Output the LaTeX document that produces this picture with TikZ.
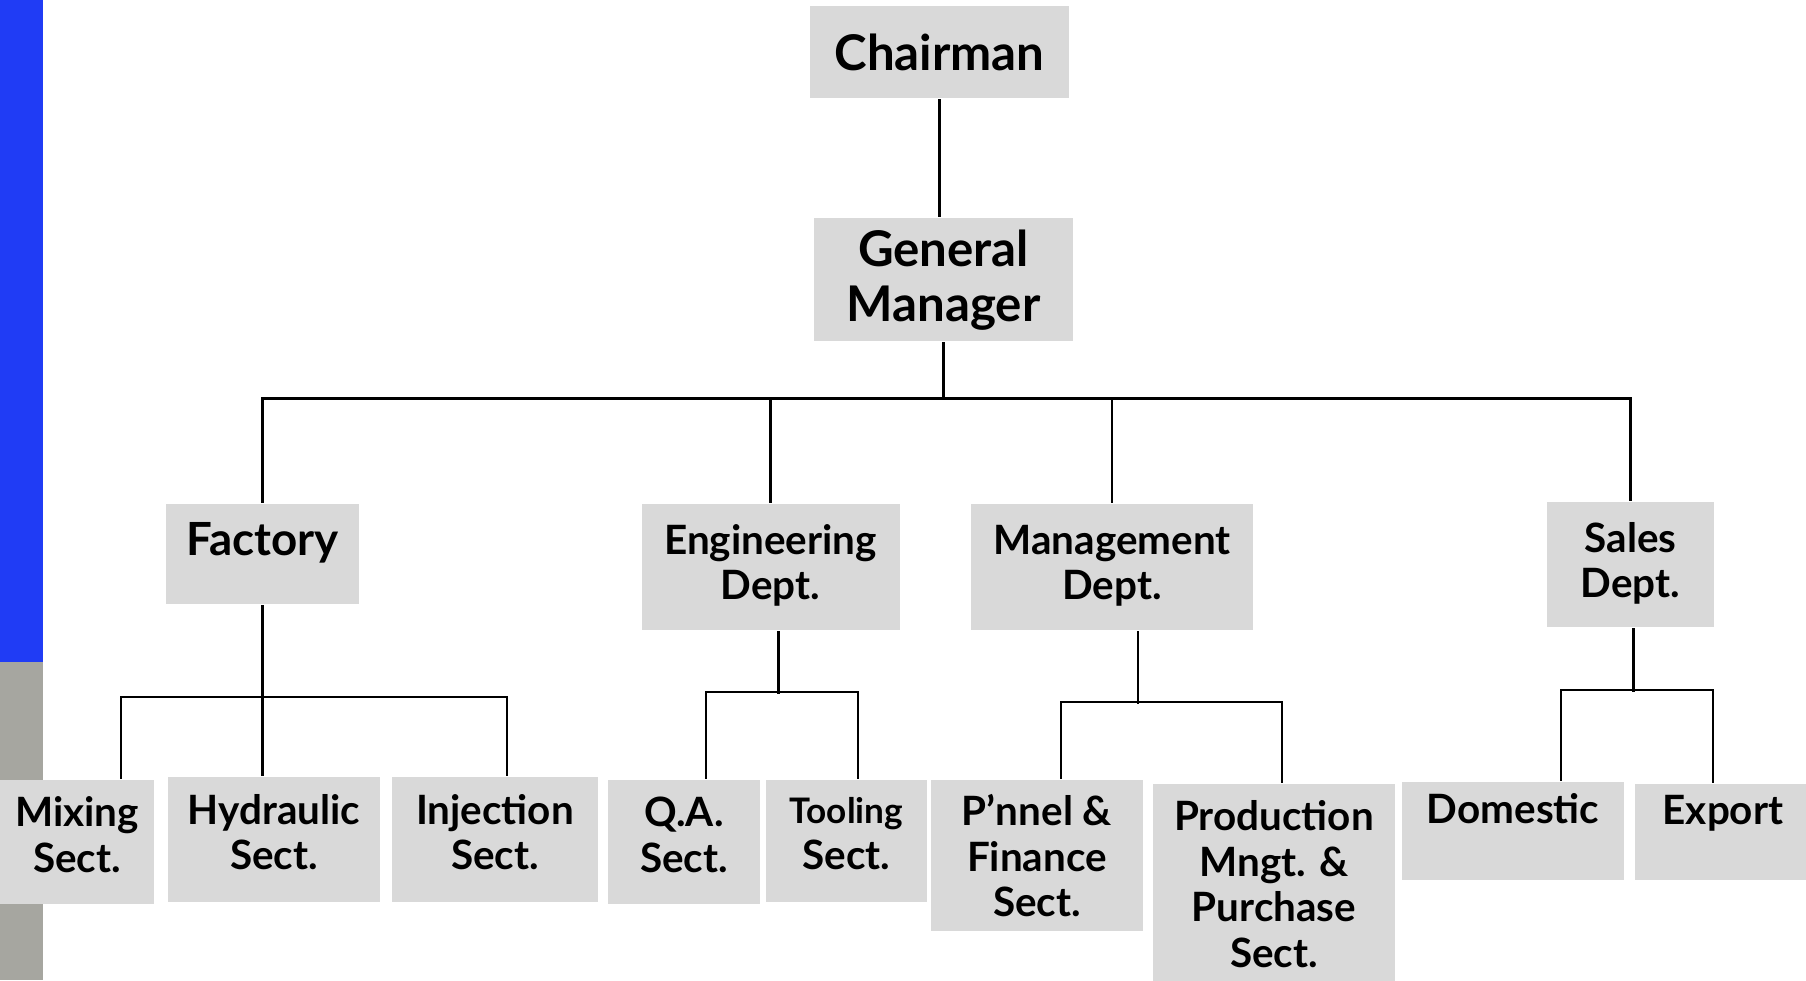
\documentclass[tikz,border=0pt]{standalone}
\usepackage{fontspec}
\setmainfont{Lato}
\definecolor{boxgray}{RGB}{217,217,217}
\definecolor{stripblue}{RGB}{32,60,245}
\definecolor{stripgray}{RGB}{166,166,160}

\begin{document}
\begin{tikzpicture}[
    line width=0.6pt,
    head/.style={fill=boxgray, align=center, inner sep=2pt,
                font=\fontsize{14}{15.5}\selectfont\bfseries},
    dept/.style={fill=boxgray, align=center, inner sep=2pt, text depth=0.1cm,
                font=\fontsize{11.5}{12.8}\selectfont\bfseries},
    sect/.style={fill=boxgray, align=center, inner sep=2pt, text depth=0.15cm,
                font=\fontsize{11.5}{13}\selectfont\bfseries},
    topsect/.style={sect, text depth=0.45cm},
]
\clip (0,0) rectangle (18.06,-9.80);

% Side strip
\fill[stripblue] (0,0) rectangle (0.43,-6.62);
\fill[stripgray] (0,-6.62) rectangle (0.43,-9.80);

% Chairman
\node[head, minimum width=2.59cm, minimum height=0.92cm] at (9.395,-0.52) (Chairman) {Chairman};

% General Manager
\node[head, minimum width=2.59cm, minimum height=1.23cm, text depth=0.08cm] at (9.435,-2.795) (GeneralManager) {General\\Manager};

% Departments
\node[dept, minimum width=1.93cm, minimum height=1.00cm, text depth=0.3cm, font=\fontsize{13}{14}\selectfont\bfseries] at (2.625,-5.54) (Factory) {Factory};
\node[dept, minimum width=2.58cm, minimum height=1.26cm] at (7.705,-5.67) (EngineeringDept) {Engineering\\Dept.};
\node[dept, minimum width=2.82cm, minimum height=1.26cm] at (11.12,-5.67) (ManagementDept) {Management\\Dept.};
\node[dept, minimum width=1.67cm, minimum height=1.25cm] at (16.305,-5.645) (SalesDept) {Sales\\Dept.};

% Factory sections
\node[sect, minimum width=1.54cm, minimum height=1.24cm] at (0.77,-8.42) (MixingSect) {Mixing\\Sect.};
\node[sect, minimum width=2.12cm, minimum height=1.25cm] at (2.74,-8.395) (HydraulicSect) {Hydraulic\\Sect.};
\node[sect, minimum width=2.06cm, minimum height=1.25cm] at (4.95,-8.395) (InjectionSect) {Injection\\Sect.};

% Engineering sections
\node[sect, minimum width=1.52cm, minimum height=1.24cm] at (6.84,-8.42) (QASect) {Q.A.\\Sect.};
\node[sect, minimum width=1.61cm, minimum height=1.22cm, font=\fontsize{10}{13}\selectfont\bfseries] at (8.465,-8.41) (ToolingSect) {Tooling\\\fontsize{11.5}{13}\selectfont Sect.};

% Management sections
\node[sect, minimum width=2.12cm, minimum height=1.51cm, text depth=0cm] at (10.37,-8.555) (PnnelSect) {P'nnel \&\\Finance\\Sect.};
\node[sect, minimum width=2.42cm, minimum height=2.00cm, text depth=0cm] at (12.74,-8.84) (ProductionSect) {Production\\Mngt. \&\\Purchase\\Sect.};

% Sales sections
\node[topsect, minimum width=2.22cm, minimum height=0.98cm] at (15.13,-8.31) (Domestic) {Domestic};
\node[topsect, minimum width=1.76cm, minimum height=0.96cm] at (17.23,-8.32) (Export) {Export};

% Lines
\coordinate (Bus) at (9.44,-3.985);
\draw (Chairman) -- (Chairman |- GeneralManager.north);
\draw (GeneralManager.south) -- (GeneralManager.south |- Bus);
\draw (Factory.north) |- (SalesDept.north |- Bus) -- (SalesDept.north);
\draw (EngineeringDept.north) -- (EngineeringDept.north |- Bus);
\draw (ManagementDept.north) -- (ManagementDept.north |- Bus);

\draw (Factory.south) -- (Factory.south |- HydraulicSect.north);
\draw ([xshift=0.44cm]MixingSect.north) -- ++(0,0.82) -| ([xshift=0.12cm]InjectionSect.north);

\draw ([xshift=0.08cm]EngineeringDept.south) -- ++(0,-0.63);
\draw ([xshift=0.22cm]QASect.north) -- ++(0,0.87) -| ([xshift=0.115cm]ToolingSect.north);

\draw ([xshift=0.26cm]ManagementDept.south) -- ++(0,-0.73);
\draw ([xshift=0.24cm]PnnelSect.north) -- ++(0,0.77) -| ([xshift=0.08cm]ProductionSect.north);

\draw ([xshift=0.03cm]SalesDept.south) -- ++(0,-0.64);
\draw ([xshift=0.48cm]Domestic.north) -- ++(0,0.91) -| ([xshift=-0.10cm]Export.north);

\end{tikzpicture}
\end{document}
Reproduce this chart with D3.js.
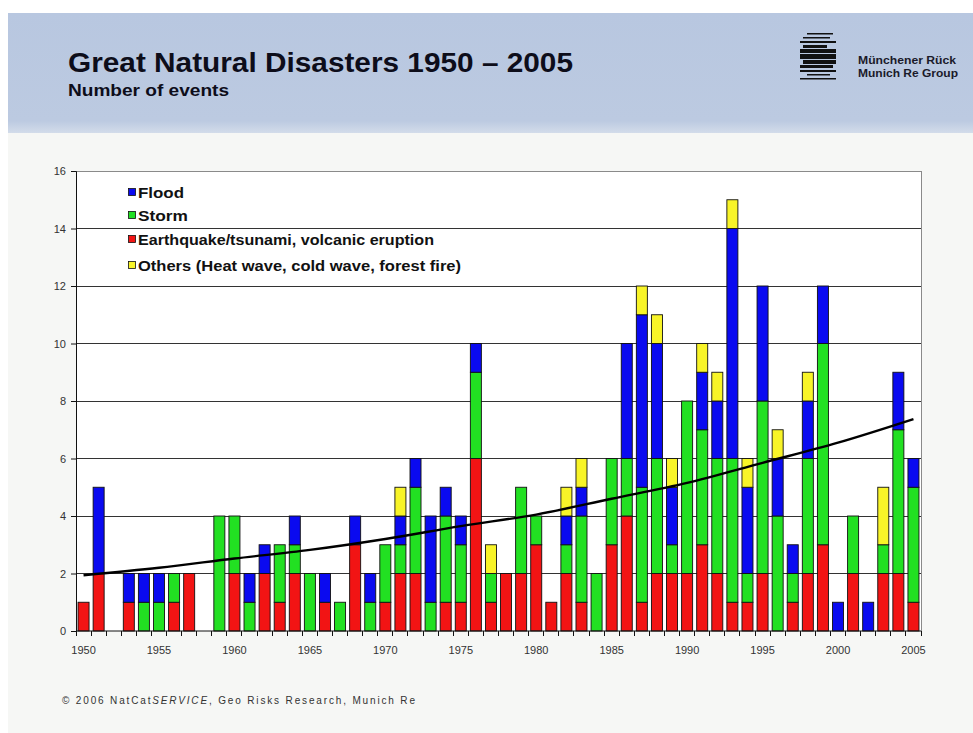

------------------------------------------------------------

**Stated exercise**
Leave out the pictures, then repeat the listing above exactly from its first line to the line with "minimum width=1.67cm, minimum", inclusive.

**Response below**
Output the LaTeX document that produces this picture with TikZ.
\documentclass[tikz,border=0pt]{standalone}
\usepackage{fontspec}
\setmainfont{Lato}
\definecolor{boxgray}{RGB}{217,217,217}
\definecolor{stripblue}{RGB}{32,60,245}
\definecolor{stripgray}{RGB}{166,166,160}

\begin{document}
\begin{tikzpicture}[
    line width=0.6pt,
    head/.style={fill=boxgray, align=center, inner sep=2pt,
                font=\fontsize{14}{15.5}\selectfont\bfseries},
    dept/.style={fill=boxgray, align=center, inner sep=2pt, text depth=0.1cm,
                font=\fontsize{11.5}{12.8}\selectfont\bfseries},
    sect/.style={fill=boxgray, align=center, inner sep=2pt, text depth=0.15cm,
                font=\fontsize{11.5}{13}\selectfont\bfseries},
    topsect/.style={sect, text depth=0.45cm},
]
\clip (0,0) rectangle (18.06,-9.80);

% Side strip
\fill[stripblue] (0,0) rectangle (0.43,-6.62);
\fill[stripgray] (0,-6.62) rectangle (0.43,-9.80);

% Chairman
\node[head, minimum width=2.59cm, minimum height=0.92cm] at (9.395,-0.52) (Chairman) {Chairman};

% General Manager
\node[head, minimum width=2.59cm, minimum height=1.23cm, text depth=0.08cm] at (9.435,-2.795) (GeneralManager) {General\\Manager};

% Departments
\node[dept, minimum width=1.93cm, minimum height=1.00cm, text depth=0.3cm, font=\fontsize{13}{14}\selectfont\bfseries] at (2.625,-5.54) (Factory) {Factory};
\node[dept, minimum width=2.58cm, minimum height=1.26cm] at (7.705,-5.67) (EngineeringDept) {Engineering\\Dept.};
\node[dept, minimum width=2.82cm, minimum height=1.26cm] at (11.12,-5.67) (ManagementDept) {Management\\Dept.};
\node[dept, minimum width=1.67cm, minimum height=1.25cm] at (16.305,-5.645) (SalesDept) {Sales\\Dept.};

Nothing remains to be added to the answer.